### Exercise
Scan the data below. Pull out each line where "code" occurs.

___ Stored rows

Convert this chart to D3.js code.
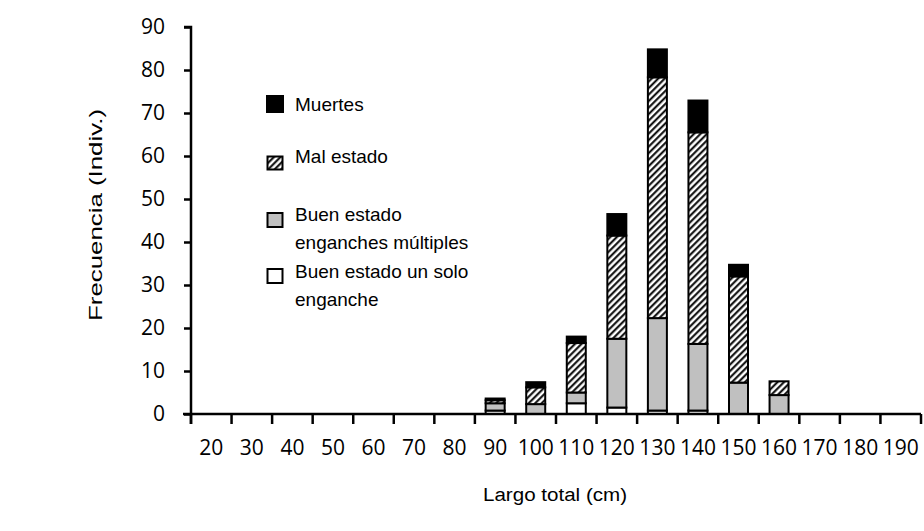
<!DOCTYPE html>
<html>
<head>
<meta charset="utf-8">
<script src="https://cdn.jsdelivr.net/npm/d3@7"></script>
<style>
  body { margin: 0; background: #fff; }
  svg { display: block; }
  .tick-label { font-family: "Open Sans", sans-serif; font-size: 21px; fill: #000; }
  .title { font-family: "Liberation Sans", Arial, sans-serif; font-size: 18px; fill: #000; }
  .legend-text { font-family: "Liberation Sans", Arial, sans-serif; font-size: 19px; fill: #000; }
</style>
</head>
<body>
<div id="chart"></div>
<script>
// DATA
let categories = [20, 30, 40, 50, 60, 70, 80, 90, 100, 110, 120, 130, 140, 150, 160, 170, 180, 190];
// stack from bottom to top
let unSolo    = [0, 0, 0, 0, 0, 0, 0, 0.8, 0,   2.5, 1.5, 0.8, 0.8, 0,    0,   0, 0, 0];
let multiples = [0, 0, 0, 0, 0, 0, 0, 1.7, 2.3, 2.5, 16,  21.5, 15.5, 7.3, 4.4, 0, 0, 0];
let malEstado = [0, 0, 0, 0, 0, 0, 0, 0.7, 3.9, 11.5, 24, 56,  49.2, 24.7, 3.2, 0, 0, 0];
let muertes   = [0, 0, 0, 0, 0, 0, 0, 0.4, 1.2, 1.5, 5,   6.5, 7.4, 2.7,  0,   0, 0, 0];
let yTicks = [0, 10, 20, 30, 40, 50, 60, 70, 80, 90];
let seriesKeys = ['unSolo', 'multiples', 'malEstado', 'muertes'];
let legendLabels = [
	['Muertes'],
	['Mal estado'],
	['Buen estado', 'enganches múltiples'],
	['Buen estado un solo', 'enganche']
];

// PARAMETERS
let width = 924,
	height = 531,
	x0 = 191,
	x1 = 921,
	yBase = 414,
	yTop = 27;

let rows = categories.map((c, i) => ({
	cat: c,
	unSolo: unSolo[i],
	multiples: multiples[i],
	malEstado: malEstado[i],
	muertes: muertes[i]
}));

let stacked = d3.stack().keys(seriesKeys)(rows);

// SCALES
let xScale = d3.scaleBand().domain(categories).range([x0, x1]),
	yScale = d3.scaleLinear().domain([0, 90]).range([yBase, yTop]);

let fills = {
	unSolo: '#ffffff',
	multiples: '#c0c0c0',
	malEstado: 'url(#hatch)',
	muertes: '#000000'
};

let svg = d3.select('#chart')
	.append('svg')
	.attr('width', width)
	.attr('height', height);

// PATTERN
let defs = svg.append('defs');
let pat = defs.append('pattern')
	.attr('id', 'hatch')
	.attr('patternUnits', 'userSpaceOnUse')
	.attr('width', 4.6)
	.attr('height', 4.6)
	.attr('patternTransform', 'rotate(45)');
pat.append('rect').attr('width', 4.6).attr('height', 4.6).attr('fill', '#fff');
pat.append('line')
	.attr('x1', 1.2).attr('y1', 0)
	.attr('x2', 1.2).attr('y2', 4.6)
	.attr('stroke', '#000')
	.attr('stroke-width', 2);

// BARS
let barW = 19;
svg.append('g')
	.selectAll('g')
	.data(stacked)
	.enter()
	.append('g')
	.attr('fill', d => fills[d.key])
	.selectAll('rect')
	.data(d => d.filter(s => s[1] - s[0] > 0))
	.enter()
	.append('rect')
	.attr('x', d => xScale(d.data.cat) + xScale.bandwidth() / 2 - barW / 2)
	.attr('y', d => yScale(d[1]))
	.attr('width', barW)
	.attr('height', d => yScale(d[0]) - yScale(d[1]))
	.attr('stroke', '#000')
	.attr('stroke-width', 2);

// AXES
let xAxis = d3.axisBottom(xScale).tickSize(0).tickFormat(d => d);
let gx = svg.append('g')
	.attr('transform', `translate(0, ${yBase})`)
	.call(xAxis);
gx.select('.domain').attr('stroke', '#000').attr('stroke-width', 2.5).attr('d', `M${x0 - 8},0H${x1}`);
gx.selectAll('.tick text')
	.attr('class', 'tick-label')
	.attr('y', 41)
	.attr('dy', 0)
	.attr('font-size', null)
	.attr('font-family', null);

// boundary ticks between bands
let bounds = categories.map(c => xScale(c)).concat([x1]);
gx.selectAll('line.bound')
	.data(bounds)
	.enter()
	.append('line')
	.attr('class', 'bound')
	.attr('x1', d => d).attr('x2', d => d)
	.attr('y1', 0).attr('y2', 10)
	.attr('stroke', '#000')
	.attr('stroke-width', 2.5);

let yAxis = d3.axisLeft(yScale).tickValues(yTicks).tickSize(7).tickPadding(19);
let gy = svg.append('g')
	.attr('transform', `translate(${x0}, 0)`)
	.call(yAxis);
gy.select('.domain').attr('stroke', '#000').attr('stroke-width', 2.5).attr('d', `M-7,${yTop}H0V${yBase + 10}`);
gy.selectAll('.tick line').attr('stroke', '#000').attr('stroke-width', 2.5);
gy.selectAll('.tick text')
	.attr('class', 'tick-label')
	.attr('font-size', null)
	.attr('font-family', null);

// TITLES
svg.append('text')
	.attr('class', 'title')
	.attr('x', 555)
	.attr('y', 501)
	.attr('text-anchor', 'middle')
	.attr('textLength', 144)
	.attr('lengthAdjust', 'spacingAndGlyphs')
	.text('Largo total (cm)');

svg.append('text')
	.attr('class', 'title')
	.attr('transform', 'translate(102, 215) rotate(-90)')
	.attr('text-anchor', 'middle')
	.attr('textLength', 212)
	.attr('lengthAdjust', 'spacingAndGlyphs')
	.text('Frecuencia (Indiv.)');

// LEGEND
let legendItems = [
	{ key: 'muertes', y: 104, w: 16, h: 16 },
	{ key: 'malEstado', y: 163, w: 15, h: 13 },
	{ key: 'multiples', y: 220, w: 15, h: 14 },
	{ key: 'unSolo', y: 276, w: 15, h: 14 }
];
let lineY = [111, 163, 221, 278];

let legend = svg.append('g').attr('class', 'legend');
legendItems.forEach((it, i) => {
	legend.append('rect')
		.attr('x', 275 - it.w / 2)
		.attr('y', it.y - it.h / 2)
		.attr('width', it.w)
		.attr('height', it.h)
		.attr('fill', fills[it.key])
		.attr('stroke', '#000')
		.attr('stroke-width', 2);
	let t = legend.append('text')
		.attr('class', 'legend-text')
		.attr('x', 295)
		.attr('y', lineY[i]);
	legendLabels[i].forEach((s, j) => {
		t.append('tspan')
			.attr('x', 295)
			.attr('dy', j === 0 ? 0 : 28)
			.text(s);
	});
});
</script>
</body>
</html>
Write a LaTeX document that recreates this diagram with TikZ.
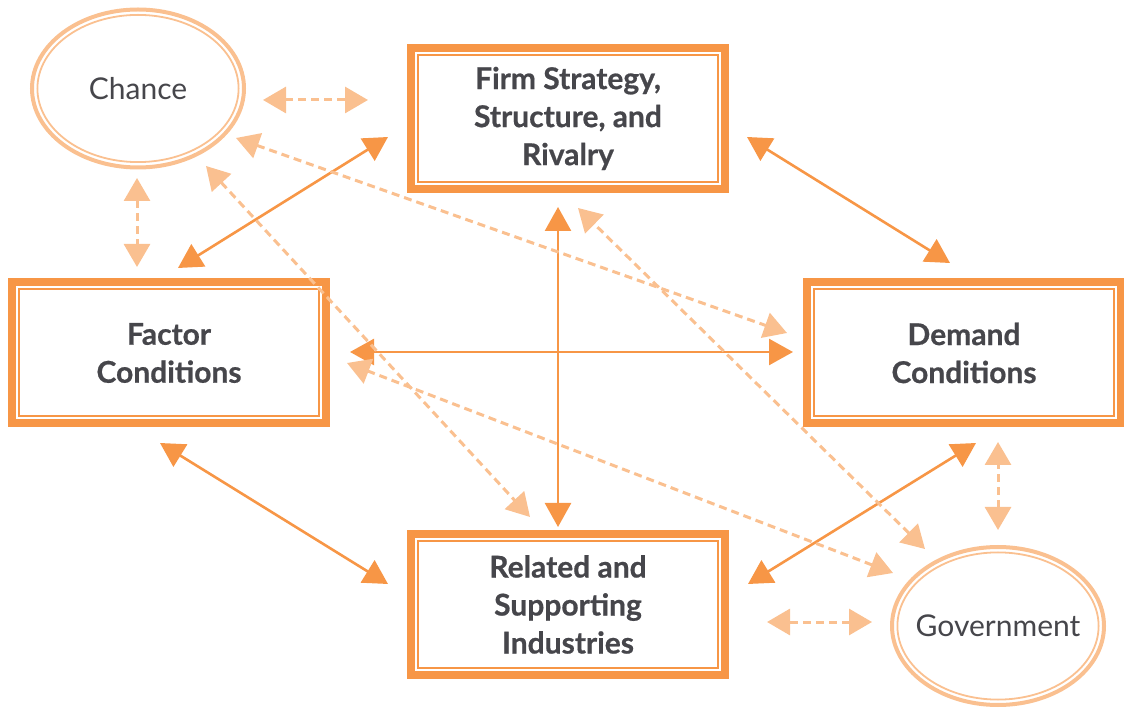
\documentclass[tikz,border=0pt]{standalone}
\usepackage{fontspec}
\setmainfont{Lato}
\newfontfamily\forcefont[BoldFeatures={FakeBold=0.6}]{Lato}
\usetikzlibrary{arrows.meta,shapes.geometric}
\definecolor{porange}{HTML}{F79646}
\definecolor{plight}{HTML}{FAC090}
\definecolor{ptext}{HTML}{46464B}
\tikzset{
	force/.style={draw=porange, line width=4pt, fill=white, minimum width=157pt, minimum height=70.5pt, align=center, text=ptext, font=\forcefont\bfseries\fontsize{15}{19}\selectfont},
	outside/.style={text=ptext, font=\fontsize{15}{17}\selectfont},
	link/.style={draw=porange, line width=1.3pt, {Triangle[length=12pt,width=13pt]}-{Triangle[length=12pt,width=13pt]}},
	weak/.style={draw=plight, line width=1.5pt, dash pattern=on 4pt off 2.5pt, {Triangle[length=11.5pt,width=13pt]}-{Triangle[length=11.5pt,width=13pt]}}
}
\begin{document}
\begin{tikzpicture}[x=0.5pt,y=-0.5pt]
		\useasboundingbox (0,0) rectangle (1124,710);
		\node[force] (firm) at (568,118.5) {Firm Strategy,\\Structure, and\\Rivalry};
		\node[force] (factor) at (169,353) {Factor\\Conditions};
		\node[force] (demand) at (964,353) {Demand\\Conditions};
		\node[force] (related) at (568,604.5) {Related and\\Supporting\\Industries};
		\node[outside] (chance) at (138,88.5) {Chance};
		\node[outside] (gov) at (998,626) {Government};
		\foreach \n in {firm,factor,demand,related}
			\draw[porange, line width=1pt] ([shift={(5.5pt,5.5pt)}]\n.south west) rectangle ([shift={(-5.5pt,-5.5pt)}]\n.north east);
		\foreach \n in {chance,gov} {
			\draw[plight, line width=2pt] (\n.center) ellipse (53pt and 39.5pt);
			\draw[plight, line width=0.9pt] (\n.center) ellipse (50.3pt and 36.8pt);
		}
		\coordinate (fd1) at (747,137);
		\coordinate (fd2) at (950,263);
		\coordinate (ff1) at (388,137);
		\coordinate (ff2) at (178,268);
		\coordinate (fr1) at (558,207);
		\coordinate (fr2) at (558,527);
		\coordinate (cd1) at (350,352);
		\coordinate (cd2) at (793,352);
		\coordinate (cr1) at (160,443);
		\coordinate (cr2) at (388,584);
		\coordinate (dr1) at (976,443);
		\coordinate (dr2) at (748,584);
		\draw[link] (fd1) -- (fd2);
		\draw[link] (ff1) -- (ff2);
		\draw[link] (fr1) -- (fr2);
		\draw[link] (cd1) -- (cd2);
		\draw[link] (cr1) -- (cr2);
		\draw[link] (dr1) -- (dr2);
		\coordinate (chf1) at (263,100);
		\coordinate (chf2) at (368,100);
		\coordinate (chc1) at (137,178);
		\coordinate (chc2) at (137,267);
		\coordinate (chd1) at (236,138);
		\coordinate (chd2) at (787,333);
		\coordinate (chr1) at (206,166);
		\coordinate (chr2) at (530,517);
		\coordinate (gr1) at (872,622);
		\coordinate (gr2) at (767,622);
		\coordinate (gd1) at (998,530);
		\coordinate (gd2) at (998,442);
		\coordinate (gf1) at (925,549);
		\coordinate (gf2) at (578,208);
		\coordinate (gc1) at (893,573);
		\coordinate (gc2) at (347,363);
		\draw[weak] (chf1) -- (chf2);
		\draw[weak] (chc1) -- (chc2);
		\draw[weak] (chd1) -- (chd2);
		\draw[weak] (chr1) -- (chr2);
		\draw[weak] (gr1) -- (gr2);
		\draw[weak] (gd1) -- (gd2);
		\draw[weak] (gf1) -- (gf2);
		\draw[weak] (gc1) -- (gc2);
	\end{tikzpicture}
\end{document}
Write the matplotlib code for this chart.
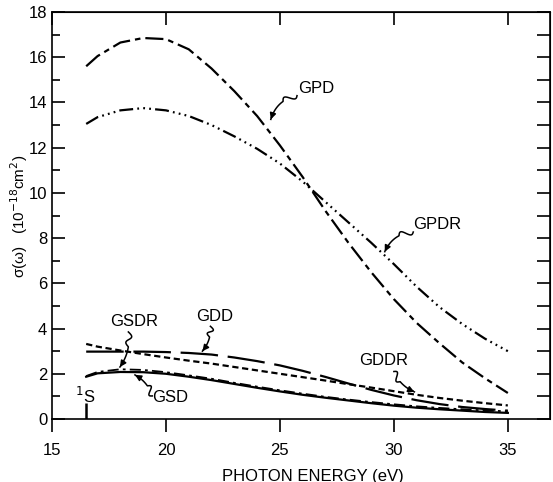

______

### Output below
Convert this chart to D3.js code.
Write the matplotlib code for this chart.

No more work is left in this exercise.